Las grutas de que habla el diario de la Santa Sede no son las únicas, ni Taketa el único lugar donde hay cuevas. En esta localidad se han conservado mejor debido a la conformación de su roca volcánica, que la hace muy resistente. Además, en sus alrededores se viene llevando a cabo desde hace tres años una labor de búsqueda sistemática que ha localizado ya ocho cuevas, aunque se cree que su censo total podría sobrepasar el centenar. Pero también se sabe que existen cuevas desparramadas en otros muchos lugares de los montes en torno a Nagasaki.
No siempre son cuevas hechas por la mano del hombre; muchas son naturales. Suelen ser de dimensiones reducidas, pero también hay otras suficientemente espaciosas como para permitir reuniones de 20 ó 30 personas. Podría hablarse de todo un tejido de catacumbas, con sus capillas o templos, por lo general próximos a torrentes o arroyos. Aquí se reunían los cristianos para la celebración de los sacramentos.
Seguramente no sabremos nunca en cuál de estas cuevas pudo vivir santa Magdalena, ni cuántas o cuáles llego a visitar. Muy posiblemente ejerció su ministerio de catequista en algunos de estos “templos” naturales en medio de los montes. Y bautizó a los catecúmenos en alguna de aquellas corrientes de agua. Nunca podremos ubicar al detalle los pasos de nuestra Santa, pero este fue su hábitat de vida y de fe los últimos seis años de su vida, de 1628 a 1634.
“Kakure kirishitan”
El pasado 17 de septiembre, el Gobierno japonés decidía presentar a la Unesco, como obras maestras del patrimonio artístico de la Humanidad, la candidatura formal de lo que denomina “Grupo de iglesias de Nagasaki y lugares históricos relacionados con el Cristianismo”.

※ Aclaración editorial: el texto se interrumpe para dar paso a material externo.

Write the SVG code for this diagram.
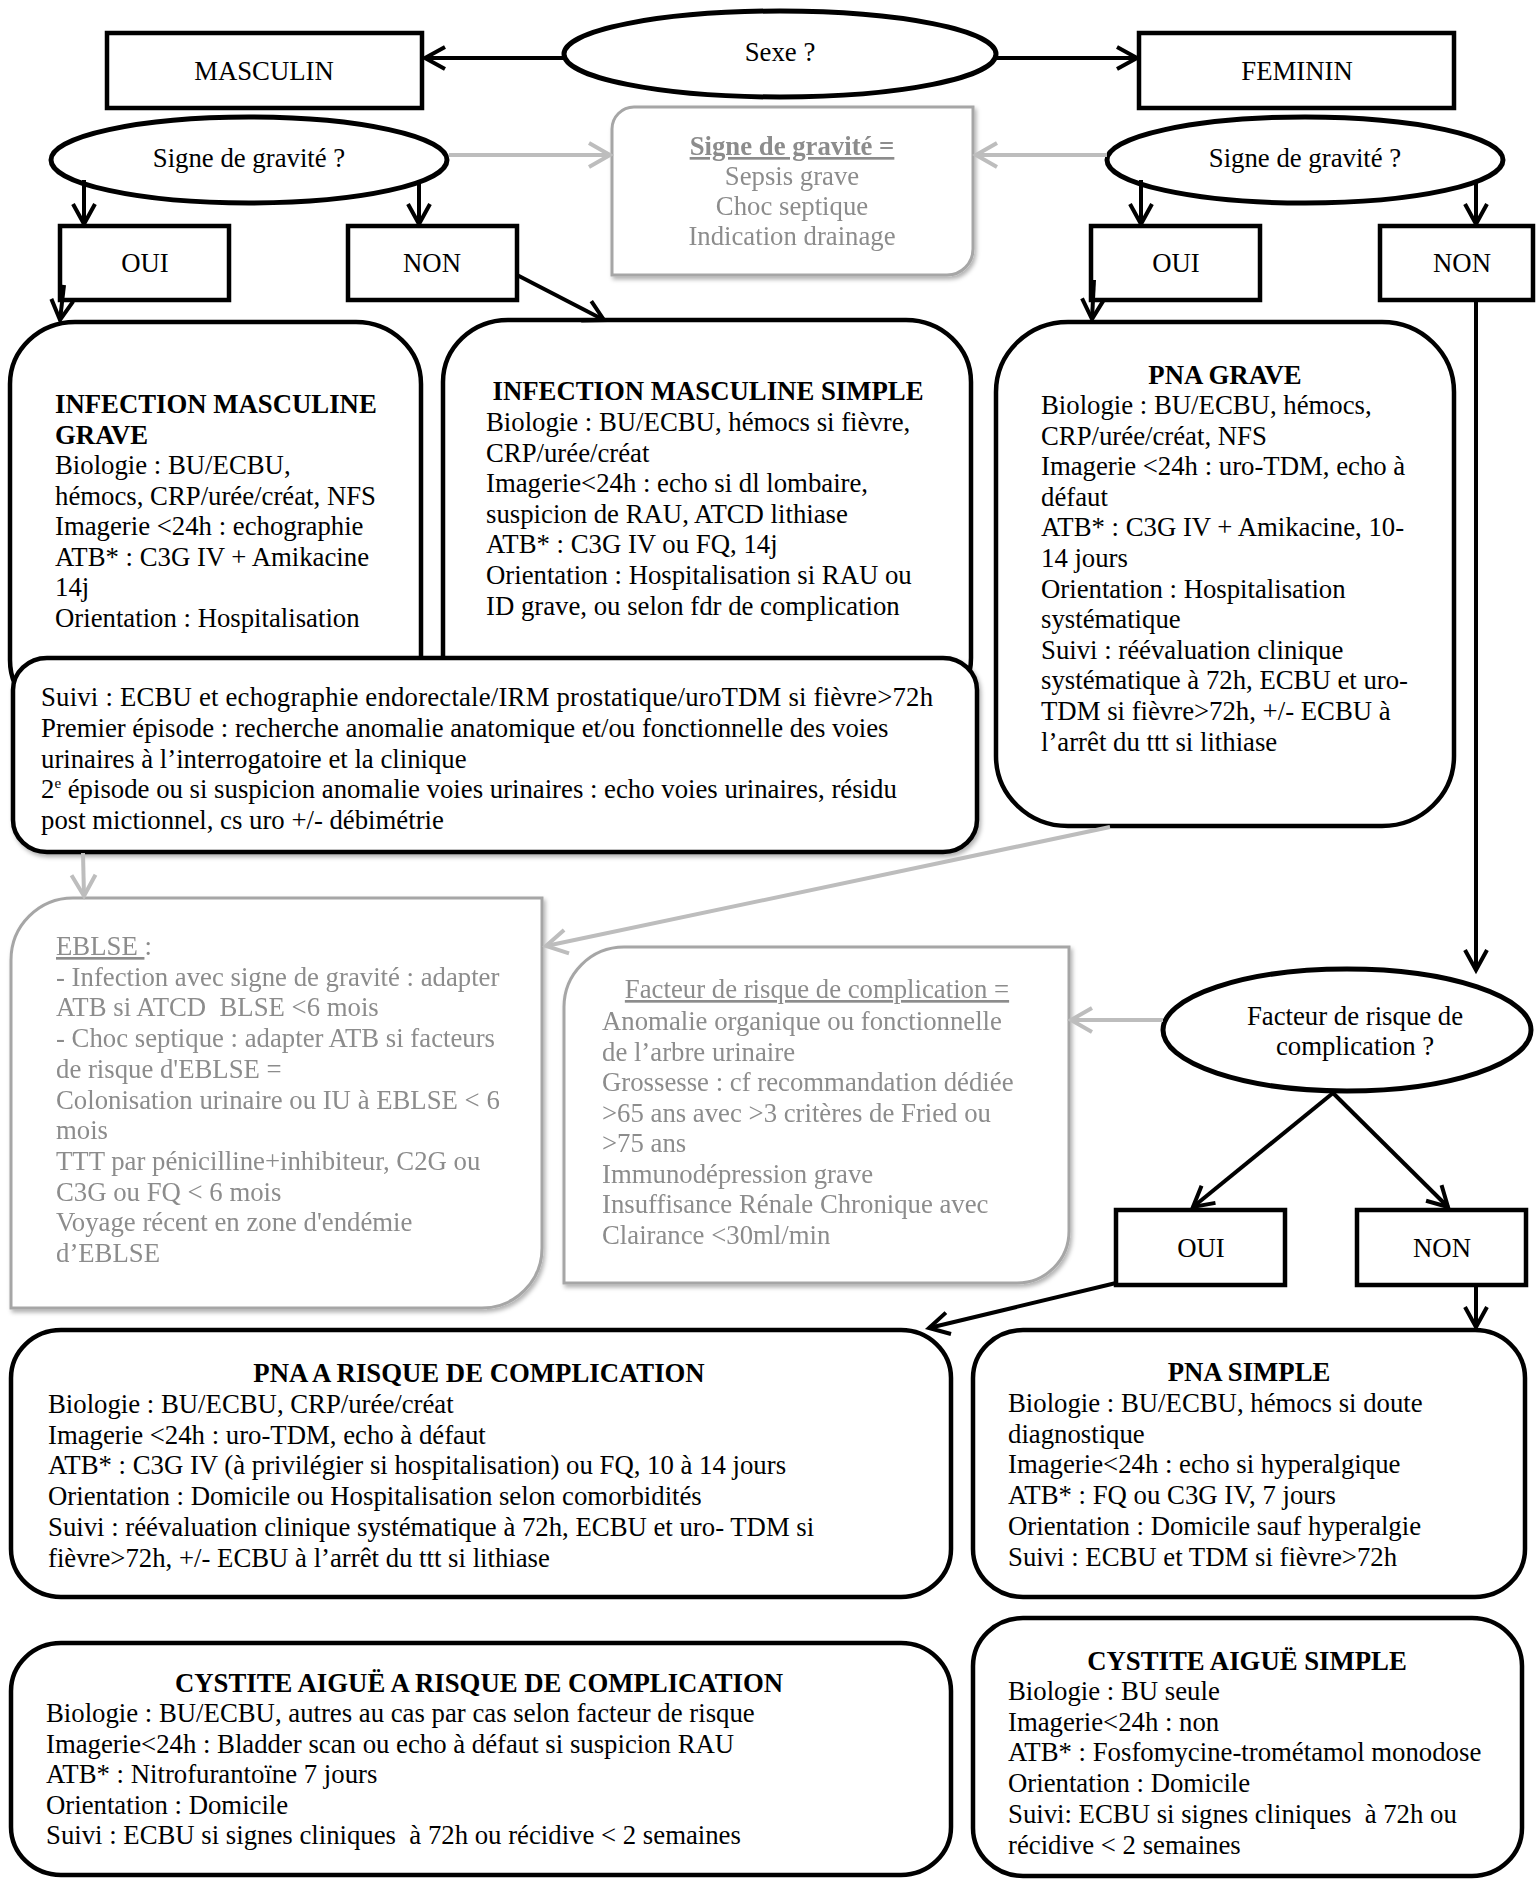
<svg xmlns="http://www.w3.org/2000/svg" width="1536" height="1880" viewBox="0 0 1536 1880">
<style>
text{font-family:"Liberation Serif","Times New Roman",serif;font-size:26.75px;fill:#000}
.b{font-weight:bold}
.g{fill:#8c8c8c}
.m{text-anchor:middle}
.u{text-decoration:underline}
.box{fill:#fff;stroke:#000;stroke-width:4.5}
.ell{fill:#fff;stroke:#000;stroke-width:5}
.gbox{fill:#fff;stroke:#a6a6a6;stroke-width:3}
.ar{fill:none;stroke:#000;stroke-width:4}
.gar{fill:none;stroke:#bdbdbd;stroke-width:4}
</style>
<defs>
<marker id="ah" markerUnits="userSpaceOnUse" markerWidth="40" markerHeight="40" refX="0" refY="0" orient="auto" overflow="visible">
<path d="M-20,-11 L0,0 L-20,11" fill="none" stroke="#000" stroke-width="4" stroke-linejoin="miter"/>
</marker>
<marker id="gah" markerUnits="userSpaceOnUse" markerWidth="40" markerHeight="40" refX="0" refY="0" orient="auto" overflow="visible">
<path d="M-21,-12 L0,0 L-21,12" fill="none" stroke="#bdbdbd" stroke-width="4"/>
</marker>
<filter id="sh" x="-5%" y="-5%" width="115%" height="115%">
<feDropShadow dx="2" dy="3" stdDeviation="2" flood-color="#000" flood-opacity="0.3"/>
</filter>
<clipPath id="clipSuivi"><rect x="13" y="660" width="964" height="177"/></clipPath>
</defs>

<g id="sexe">
<ellipse class="ell" cx="780" cy="54" rx="216" ry="43"/>
<text class="m" x="780" y="61">Sexe ?</text>
</g>
<g id="masculin">
<rect class="box" x="107" y="33" width="315" height="75"/>
<text class="m" x="264" y="80">MASCULIN</text>
</g>
<g id="feminin">
<rect class="box" x="1139" y="33" width="315" height="75"/>
<text class="m" x="1297" y="80">FEMININ</text>
</g>
<g id="gravite-m">
<ellipse class="ell" cx="249" cy="160" rx="198" ry="43"/>
<text class="m" x="249" y="167">Signe de gravité ?</text>
</g>
<g id="gravite-f">
<ellipse class="ell" cx="1305" cy="160" rx="198" ry="43"/>
<text class="m" x="1305" y="167">Signe de gravité ?</text>
</g>
<g id="signe-def" filter="url(#sh)">
<path class="gbox" d="M634,107 H973 V249 A26 26 0 0 1 947,275 H612 V129 A22 22 0 0 1 634,107 Z"/>
<text class="m g b u" x="792" y="155">Signe de gravité =</text>
<text class="m g" x="792" y="185">Sepsis grave</text>
<text class="m g" x="792" y="215">Choc septique</text>
<text class="m g" x="792" y="245">Indication drainage</text>
</g>
<g id="oui-m">
<rect class="box" x="60" y="226" width="169" height="74"/>
<text class="m" x="145" y="272">OUI</text>
</g>
<g id="non-m">
<rect class="box" x="348" y="226" width="169" height="74"/>
<text class="m" x="432" y="272">NON</text>
</g>
<g id="oui-f">
<rect class="box" x="1091" y="226" width="169" height="74"/>
<text class="m" x="1176" y="272">OUI</text>
</g>
<g id="non-f">
<rect class="box" x="1380" y="226" width="153" height="74"/>
<text class="m" x="1462" y="272">NON</text>
</g>

<g id="inf-masc-grave">
<rect class="box" x="10" y="322" width="411" height="400" rx="65" ry="62"/>
<text class="b" x="55" y="413">INFECTION MASCULINE</text>
<text class="b" x="55" y="443.5">GRAVE</text>
<text x="55" y="474">Biologie : BU/ECBU,</text>
<text x="55" y="504.5">hémocs, CRP/urée/créat, NFS</text>
<text x="55" y="535">Imagerie &lt;24h : echographie</text>
<text x="55" y="565.5">ATB* : C3G IV + Amikacine</text>
<text x="55" y="596">14j</text>
<text x="55" y="626.5">Orientation : Hospitalisation</text>
</g>
<g id="inf-masc-simple">
<rect class="box" x="443" y="320" width="528" height="400" rx="65" ry="62"/>
<text class="b m" x="708" y="400">INFECTION MASCULINE SIMPLE</text>
<text x="486" y="431">Biologie : BU/ECBU, hémocs si fièvre,</text>
<text x="486" y="461.6">CRP/urée/créat</text>
<text x="486" y="492.2">Imagerie&lt;24h : echo si dl lombaire,</text>
<text x="486" y="522.8">suspicion de RAU, ATCD lithiase</text>
<text x="486" y="553.4">ATB* : C3G IV ou FQ, 14j</text>
<text x="486" y="584">Orientation : Hospitalisation si RAU ou</text>
<text x="486" y="614.6">ID grave, ou selon fdr de complication</text>
</g>
<g id="suivi-masc">
<rect class="box" x="13" y="658" width="964" height="194" rx="34" ry="32" filter="url(#sh)"/>
<g clip-path="url(#clipSuivi)">
<text x="41" y="706" textLength="892" lengthAdjust="spacing">Suivi : ECBU et echographie endorectale/IRM prostatique/uroTDM si fièvre&gt;72h</text>
<text x="41" y="736.8">Premier épisode : recherche anomalie anatomique et/ou fonctionnelle des voies</text>
<text x="41" y="767.6">urinaires à l’interrogatoire et la clinique</text>
<text x="41" y="798.4">2<tspan font-size="15" dy="-10">e</tspan><tspan dy="10"> épisode ou si suspicion anomalie voies urinaires : echo voies urinaires, résidu</tspan></text>
<text x="41" y="829.2">post mictionnel, cs uro +/- débimétrie</text>
</g>
</g>
<g id="pna-grave">
<rect class="box" x="996" y="322" width="458" height="504" rx="72" ry="70"/>
<text class="b m" x="1225" y="384">PNA GRAVE</text>
<text x="1041" y="414">Biologie : BU/ECBU, hémocs,</text>
<text x="1041" y="444.6">CRP/urée/créat, NFS</text>
<text x="1041" y="475.2">Imagerie &lt;24h : uro-TDM, echo à</text>
<text x="1041" y="505.8">défaut</text>
<text x="1041" y="536.4">ATB* : C3G IV + Amikacine, 10-</text>
<text x="1041" y="567">14 jours</text>
<text x="1041" y="597.6">Orientation : Hospitalisation</text>
<text x="1041" y="628.2">systématique</text>
<text x="1041" y="658.8">Suivi : réévaluation clinique</text>
<text x="1041" y="689.4">systématique à 72h, ECBU et uro-</text>
<text x="1041" y="720">TDM si fièvre&gt;72h, +/- ECBU à</text>
<text x="1041" y="750.6">l’arrêt du ttt si lithiase</text>
</g>
<g id="eblse" filter="url(#sh)">
<path class="gbox" d="M73,898 H542 V1248 A60 60 0 0 1 482,1308 H11 V960 A62 62 0 0 1 73,898 Z"/>
<text class="g" x="56" y="955" xml:space="preserve"><tspan class="u">EBLSE </tspan>:</text>
<text class="g" x="56" y="985.7">- Infection avec signe de gravité : adapter</text>
<text class="g" x="56" y="1016.4" xml:space="preserve">ATB si ATCD  BLSE &lt;6 mois</text>
<text class="g" x="56" y="1047.1">- Choc septique : adapter ATB si facteurs</text>
<text class="g" x="56" y="1077.8">de risque d'EBLSE =</text>
<text class="g" x="56" y="1108.5">Colonisation urinaire ou IU à EBLSE &lt; 6</text>
<text class="g" x="56" y="1139.2">mois</text>
<text class="g" x="56" y="1169.9">TTT par pénicilline+inhibiteur, C2G ou</text>
<text class="g" x="56" y="1200.6">C3G ou FQ &lt; 6 mois</text>
<text class="g" x="56" y="1231.3">Voyage récent en zone d'endémie</text>
<text class="g" x="56" y="1262">d’EBLSE</text>
</g>
<g id="facteur-def" filter="url(#sh)">
<path class="gbox" d="M624,947 H1069 V1231 A52 52 0 0 1 1017,1283 H564 V1007 A60 60 0 0 1 624,947 Z"/>
<text class="g m u" x="817" y="998">Facteur de risque de complication =</text>
<text class="g" x="602" y="1030">Anomalie organique ou fonctionnelle</text>
<text class="g" x="602" y="1060.5">de l’arbre urinaire</text>
<text class="g" x="602" y="1091">Grossesse : cf recommandation dédiée</text>
<text class="g" x="602" y="1121.5">&gt;65 ans avec &gt;3 critères de Fried ou</text>
<text class="g" x="602" y="1152">&gt;75 ans</text>
<text class="g" x="602" y="1182.5">Immunodépression grave</text>
<text class="g" x="602" y="1213">Insuffisance Rénale Chronique avec</text>
<text class="g" x="602" y="1243.5">Clairance &lt;30ml/min</text>
</g>
<g id="facteur">
<ellipse class="ell" cx="1347" cy="1030" rx="184" ry="61"/>
<text class="m" x="1355" y="1025">Facteur de risque de</text>
<text class="m" x="1355" y="1055">complication ?</text>
</g>
<g id="oui-fr">
<rect class="box" x="1116" y="1210" width="169" height="75"/>
<text class="m" x="1201" y="1257">OUI</text>
</g>
<g id="non-fr">
<rect class="box" x="1357" y="1210" width="169" height="75"/>
<text class="m" x="1442" y="1257">NON</text>
</g>
<g id="pna-risque">
<rect class="box" x="11" y="1330" width="940" height="267" rx="50" ry="48"/>
<text class="b m" x="479" y="1382">PNA A RISQUE DE COMPLICATION</text>
<text x="48" y="1413">Biologie : BU/ECBU, CRP/urée/créat</text>
<text x="48" y="1443.7">Imagerie &lt;24h : uro-TDM, echo à défaut</text>
<text x="48" y="1474.4">ATB* : C3G IV (à privilégier si hospitalisation) ou FQ, 10 à 14 jours</text>
<text x="48" y="1505.1">Orientation : Domicile ou Hospitalisation selon comorbidités</text>
<text x="48" y="1535.8">Suivi : réévaluation clinique systématique à 72h, ECBU et uro- TDM si</text>
<text x="48" y="1566.5">fièvre&gt;72h, +/- ECBU à l’arrêt du ttt si lithiase</text>
</g>
<g id="pna-simple">
<rect class="box" x="973" y="1330" width="552" height="267" rx="50" ry="48"/>
<text class="b m" x="1249" y="1381">PNA SIMPLE</text>
<text x="1008" y="1412">Biologie : BU/ECBU, hémocs si doute</text>
<text x="1008" y="1442.7">diagnostique</text>
<text x="1008" y="1473.4">Imagerie&lt;24h : echo si hyperalgique</text>
<text x="1008" y="1504.1">ATB* : FQ ou C3G IV, 7 jours</text>
<text x="1008" y="1534.8">Orientation : Domicile sauf hyperalgie</text>
<text x="1008" y="1565.5">Suivi : ECBU et TDM si fièvre&gt;72h</text>
</g>
<g id="cystite-risque">
<rect class="box" x="11" y="1643" width="940" height="232" rx="50" ry="48"/>
<text class="b m" x="479" y="1692">CYSTITE AIGUË A RISQUE DE COMPLICATION</text>
<text x="46" y="1722">Biologie : BU/ECBU, autres au cas par cas selon facteur de risque</text>
<text x="46" y="1752.6">Imagerie&lt;24h : Bladder scan ou echo à défaut si suspicion RAU</text>
<text x="46" y="1783.2">ATB* : Nitrofurantoïne 7 jours</text>
<text x="46" y="1813.8">Orientation : Domicile</text>
<text x="46" y="1844.4" xml:space="preserve">Suivi : ECBU si signes cliniques  à 72h ou récidive &lt; 2 semaines</text>
</g>
<g id="cystite-simple">
<rect class="box" x="973" y="1618" width="549" height="258" rx="50" ry="48"/>
<text class="b m" x="1247" y="1670">CYSTITE AIGUË SIMPLE</text>
<text x="1008" y="1700">Biologie : BU seule</text>
<text x="1008" y="1730.7">Imagerie&lt;24h : non</text>
<text x="1008" y="1761.4">ATB* : Fosfomycine-trométamol monodose</text>
<text x="1008" y="1792.1">Orientation : Domicile</text>
<text x="1008" y="1822.8" xml:space="preserve">Suivi: ECBU si signes cliniques  à 72h ou</text>
<text x="1008" y="1853.5">récidive &lt; 2 semaines</text>
</g>

<g id="connectors">
<line class="ar" x1="564" y1="58" x2="425" y2="58" marker-end="url(#ah)"/>
<line class="ar" x1="996" y1="58" x2="1137" y2="58" marker-end="url(#ah)"/>
<line class="gar" x1="449" y1="155" x2="610" y2="155" marker-end="url(#gah)"/>
<line class="gar" x1="1107" y1="155" x2="976" y2="155" marker-end="url(#gah)"/>
<line class="ar" x1="84" y1="180" x2="84" y2="224" marker-end="url(#ah)"/>
<line class="ar" x1="419" y1="180" x2="419" y2="224" marker-end="url(#ah)"/>
<line class="ar" x1="1141" y1="180" x2="1141" y2="224" marker-end="url(#ah)"/>
<line class="ar" x1="1476" y1="180" x2="1476" y2="224" marker-end="url(#ah)"/>
<line class="ar" x1="64" y1="285" x2="60" y2="320" marker-end="url(#ah)"/>
<line class="ar" x1="517" y1="275" x2="604" y2="320" marker-end="url(#ah)"/>
<line class="ar" x1="1094" y1="280" x2="1092" y2="319" marker-end="url(#ah)"/>
<line class="ar" x1="1476" y1="300" x2="1476" y2="970" marker-end="url(#ah)"/>
<line class="gar" x1="83" y1="853" x2="84" y2="896" marker-end="url(#gah)"/>
<line class="gar" x1="1110" y1="827" x2="546" y2="946" marker-end="url(#gah)"/>
<line class="gar" x1="1163" y1="1020" x2="1071" y2="1020" marker-end="url(#gah)"/>
<line class="ar" x1="1333" y1="1093" x2="1193" y2="1207" marker-end="url(#ah)"/>
<line class="ar" x1="1333" y1="1093" x2="1448" y2="1207" marker-end="url(#ah)"/>
<line class="ar" x1="1116" y1="1283" x2="929" y2="1328" marker-end="url(#ah)"/>
<line class="ar" x1="1476" y1="1285" x2="1476" y2="1327" marker-end="url(#ah)"/>
</g>
</svg>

El listado suma tanto iglesias como lugares hasta un total de trece sitios. Entre los lugares se encuentran los más significativos de la epopeya cristiana de los siglos XVI y XVII. Las iglesias, todas ellas construidas después de 1865, testimonian la existencia de una etapa oculta y admirable de la cristiandad japonesa: la etapa de los “cristianos ocultos” (kakure kirishitan), que duró más de dos siglos, de 1637 a 1865.
Después de la matanza de Shimabara (1637), en que el cristianismo nipón se dio por erradicado, Japón cerró sus puertas a Occidente hasta mediados del siglo XIX. El día 17 de marzo de 1865, uno de los primeros misioneros, el padre Bernard Petitjean, de las Misiones Extranjeras de París, recibió la visita de un grupo de personas que le hizo un examen consistente en tres preguntas: si él era célibe, si prestaba obediencia al Papa de Roma y si en su templo se rendía culto a la Virgen María. Al recibir respuestas afirmativas, Yuri, la portavoz del grupo, concluyó: —Nosotros y usted, padre, somos un solo corazón. Y Petitjean descubrió con asombro que en Japón existía una Iglesia oculta que continuaba la del siglo XVI. Es lo que un maravillado Pío XI denominó “el milagro de Oriente”.
El actual arzobispo de Nagasaki, monseñor Joseph Takami, desciende de aquellos criptocristianos. Él es uno de los principales promotores de la candidatura de las iglesias de Nagasaki a la declaración de Patrimonio de la Humanidad. Y, junto con los otros obispos de la Conferencia Episcopal de Japón, prepara para 2015 el 150º Aniversario del descubrimiento de la kakure kirishitan.
A pesar de las apariencias, el mundo de santa Magdalena no llegó a desvanecerse. Se ha perpetuado y reaparece de modo providencial y maravilloso. Su testimonio nos llega en los recuerdos de la persecución y la clandestinidad; en los templos y monumentos posteriores, que honran su memoria; en los reconocimientos y fastos que se preparan para un futuro inmediato.